- [What you should do]
Retype each line exactly. Skip images.

□ □ □ □ □

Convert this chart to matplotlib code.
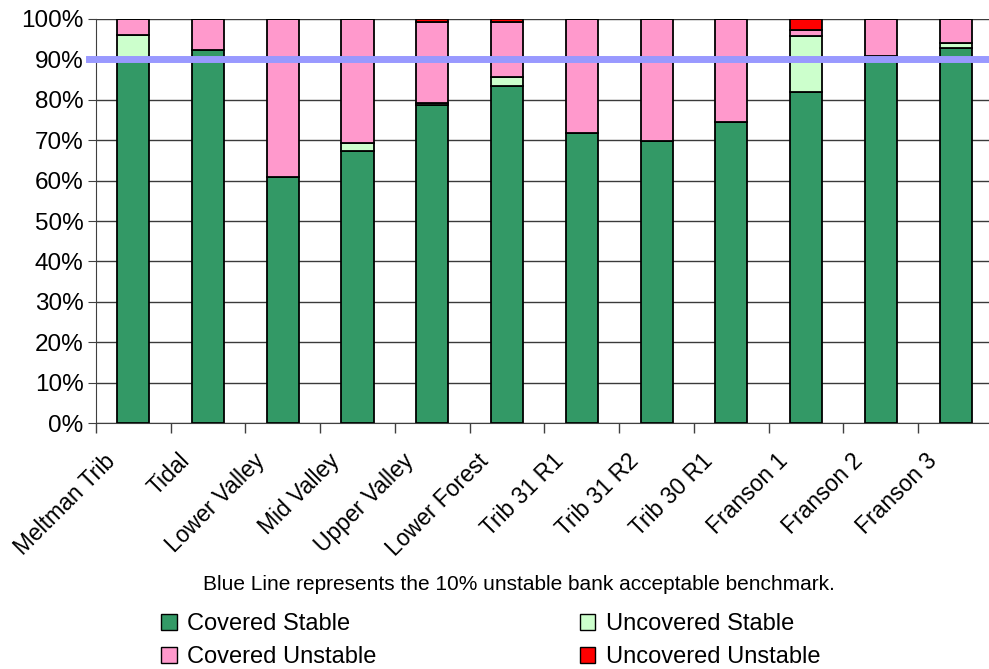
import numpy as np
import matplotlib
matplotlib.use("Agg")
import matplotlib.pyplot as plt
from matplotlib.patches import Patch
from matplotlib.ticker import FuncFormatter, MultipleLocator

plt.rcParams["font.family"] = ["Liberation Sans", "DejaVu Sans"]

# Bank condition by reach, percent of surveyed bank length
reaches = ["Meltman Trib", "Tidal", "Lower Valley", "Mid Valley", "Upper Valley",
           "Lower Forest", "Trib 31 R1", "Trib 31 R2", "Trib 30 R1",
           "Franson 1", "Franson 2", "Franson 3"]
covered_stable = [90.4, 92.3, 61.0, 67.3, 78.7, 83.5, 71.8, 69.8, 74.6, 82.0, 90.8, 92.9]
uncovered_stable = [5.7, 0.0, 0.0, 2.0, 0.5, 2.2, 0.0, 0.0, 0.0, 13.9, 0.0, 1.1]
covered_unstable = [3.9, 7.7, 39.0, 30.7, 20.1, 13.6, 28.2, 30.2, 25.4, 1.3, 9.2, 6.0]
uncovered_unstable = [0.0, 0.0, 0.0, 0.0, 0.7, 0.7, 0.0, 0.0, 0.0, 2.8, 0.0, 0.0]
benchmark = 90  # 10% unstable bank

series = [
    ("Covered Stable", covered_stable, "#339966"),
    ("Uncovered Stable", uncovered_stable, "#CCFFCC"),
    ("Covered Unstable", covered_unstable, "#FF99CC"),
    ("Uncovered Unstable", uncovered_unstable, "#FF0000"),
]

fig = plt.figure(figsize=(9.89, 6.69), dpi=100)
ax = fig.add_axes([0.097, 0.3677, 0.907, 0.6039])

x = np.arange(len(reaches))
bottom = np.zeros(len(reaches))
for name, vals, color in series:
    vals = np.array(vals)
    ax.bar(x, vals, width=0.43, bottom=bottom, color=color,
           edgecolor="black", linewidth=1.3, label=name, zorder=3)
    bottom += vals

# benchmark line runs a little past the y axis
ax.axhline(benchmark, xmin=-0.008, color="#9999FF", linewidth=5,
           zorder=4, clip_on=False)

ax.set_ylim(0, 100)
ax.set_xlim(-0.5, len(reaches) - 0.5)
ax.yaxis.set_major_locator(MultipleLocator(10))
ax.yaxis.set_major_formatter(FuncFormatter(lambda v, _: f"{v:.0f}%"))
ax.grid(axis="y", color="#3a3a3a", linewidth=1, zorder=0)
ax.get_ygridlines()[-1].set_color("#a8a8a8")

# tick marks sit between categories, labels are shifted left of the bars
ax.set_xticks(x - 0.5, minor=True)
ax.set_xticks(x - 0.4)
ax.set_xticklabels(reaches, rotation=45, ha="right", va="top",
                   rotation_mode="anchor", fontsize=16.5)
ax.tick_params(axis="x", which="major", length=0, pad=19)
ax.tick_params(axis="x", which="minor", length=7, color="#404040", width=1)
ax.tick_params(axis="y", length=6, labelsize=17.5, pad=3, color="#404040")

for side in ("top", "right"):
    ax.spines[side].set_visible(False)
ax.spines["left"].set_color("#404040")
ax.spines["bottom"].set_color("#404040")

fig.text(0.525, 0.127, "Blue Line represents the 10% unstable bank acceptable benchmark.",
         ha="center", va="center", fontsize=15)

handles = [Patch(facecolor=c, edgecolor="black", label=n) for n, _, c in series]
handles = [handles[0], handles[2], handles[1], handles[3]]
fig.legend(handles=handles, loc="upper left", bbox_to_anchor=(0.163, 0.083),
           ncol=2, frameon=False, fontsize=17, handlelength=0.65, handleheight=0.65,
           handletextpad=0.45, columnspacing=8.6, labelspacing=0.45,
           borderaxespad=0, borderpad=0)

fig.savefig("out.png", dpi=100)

□ □ □ □ □

- [Finished task]
Convert this chart to matplotlib code.
import numpy as np
import matplotlib
matplotlib.use("Agg")
import matplotlib.pyplot as plt
from matplotlib.patches import Patch
from matplotlib.ticker import FuncFormatter, MultipleLocator

plt.rcParams["font.family"] = ["Liberation Sans", "DejaVu Sans"]

# Bank condition by reach, percent of surveyed bank length
reaches = ["Meltman Trib", "Tidal", "Lower Valley", "Mid Valley", "Upper Valley",
           "Lower Forest", "Trib 31 R1", "Trib 31 R2", "Trib 30 R1",
           "Franson 1", "Franson 2", "Franson 3"]
covered_stable = [90.4, 92.3, 61.0, 67.3, 78.7, 83.5, 71.8, 69.8, 74.6, 82.0, 90.8, 92.9]
uncovered_stable = [5.7, 0.0, 0.0, 2.0, 0.5, 2.2, 0.0, 0.0, 0.0, 13.9, 0.0, 1.1]
covered_unstable = [3.9, 7.7, 39.0, 30.7, 20.1, 13.6, 28.2, 30.2, 25.4, 1.3, 9.2, 6.0]
uncovered_unstable = [0.0, 0.0, 0.0, 0.0, 0.7, 0.7, 0.0, 0.0, 0.0, 2.8, 0.0, 0.0]
benchmark = 90  # 10% unstable bank

series = [
    ("Covered Stable", covered_stable, "#339966"),
    ("Uncovered Stable", uncovered_stable, "#CCFFCC"),
    ("Covered Unstable", covered_unstable, "#FF99CC"),
    ("Uncovered Unstable", uncovered_unstable, "#FF0000"),
]

fig = plt.figure(figsize=(9.89, 6.69), dpi=100)
ax = fig.add_axes([0.097, 0.3677, 0.907, 0.6039])

x = np.arange(len(reaches))
bottom = np.zeros(len(reaches))
for name, vals, color in series:
    vals = np.array(vals)
    ax.bar(x, vals, width=0.43, bottom=bottom, color=color,
           edgecolor="black", linewidth=1.3, label=name, zorder=3)
    bottom += vals

# benchmark line runs a little past the y axis
ax.axhline(benchmark, xmin=-0.008, color="#9999FF", linewidth=5,
           zorder=4, clip_on=False)

ax.set_ylim(0, 100)
ax.set_xlim(-0.5, len(reaches) - 0.5)
ax.yaxis.set_major_locator(MultipleLocator(10))
ax.yaxis.set_major_formatter(FuncFormatter(lambda v, _: f"{v:.0f}%"))
ax.grid(axis="y", color="#3a3a3a", linewidth=1, zorder=0)
ax.get_ygridlines()[-1].set_color("#a8a8a8")

# tick marks sit between categories, labels are shifted left of the bars
ax.set_xticks(x - 0.5, minor=True)
ax.set_xticks(x - 0.4)
ax.set_xticklabels(reaches, rotation=45, ha="right", va="top",
                   rotation_mode="anchor", fontsize=16.5)
ax.tick_params(axis="x", which="major", length=0, pad=19)
ax.tick_params(axis="x", which="minor", length=7, color="#404040", width=1)
ax.tick_params(axis="y", length=6, labelsize=17.5, pad=3, color="#404040")

for side in ("top", "right"):
    ax.spines[side].set_visible(False)
ax.spines["left"].set_color("#404040")
ax.spines["bottom"].set_color("#404040")

fig.text(0.525, 0.127, "Blue Line represents the 10% unstable bank acceptable benchmark.",
         ha="center", va="center", fontsize=15)

handles = [Patch(facecolor=c, edgecolor="black", label=n) for n, _, c in series]
handles = [handles[0], handles[2], handles[1], handles[3]]
fig.legend(handles=handles, loc="upper left", bbox_to_anchor=(0.163, 0.083),
           ncol=2, frameon=False, fontsize=17, handlelength=0.65, handleheight=0.65,
           handletextpad=0.45, columnspacing=8.6, labelspacing=0.45,
           borderaxespad=0, borderpad=0)

fig.savefig("out.png", dpi=100)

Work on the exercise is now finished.